It's really my own fault for forgetting about the spiders.
I'm calling them spiders because they had what any earthling would recognize as spiderlike qualities, but they weren't spiders. They couldn't have been. For one, each was the size of my space boot; for two and three, they were filled with white goo and it often took more than one pulse from my laser rifle to kill them. I'd already taken out at least a dozen of them---some as they crawled up a cave wall, others as they scuttled toward me across the alien landscape---but it wasn't long before other, larger antagonists demanded my attention. And these shot fireballs at me. So I found cover behind a rock to wait out the projectile attack, and I forgot about the spiders.
Actually, you know what? Time out. Let's stop for a second. This is obviously the first part of a story about virtual reality.

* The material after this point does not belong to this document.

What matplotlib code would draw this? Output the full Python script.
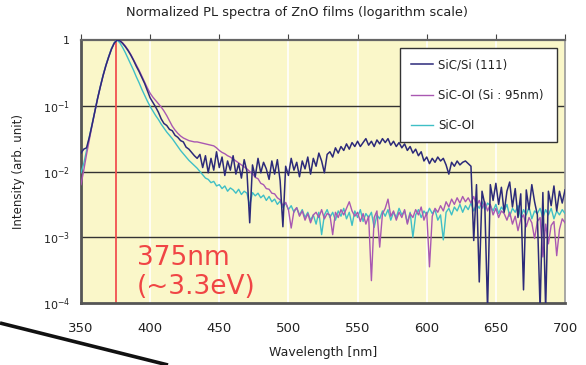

It's the part that describes the thing I'm doing in VR as though I'm really doing it. And I write a little bit about doing the virtual thing, the simulacrum, and you think Oh, man, that sounds like a fun experience, but then I say Aha, but NO! THIS WAS VIRTUAL REALITY! and we all breathe deep the promise of immersive technology and wonder how our puny brains will handle it. Maybe that thing I'm doing is standing on the edge of a building, or ascending The Wall, driving a racecar, flying like a bird (or Iron Man), or wandering a beach, or being swarmed by alien spiders while distracted by fireballs and then dying an ignominious death of spider bites before I can take out the enemy's energy core.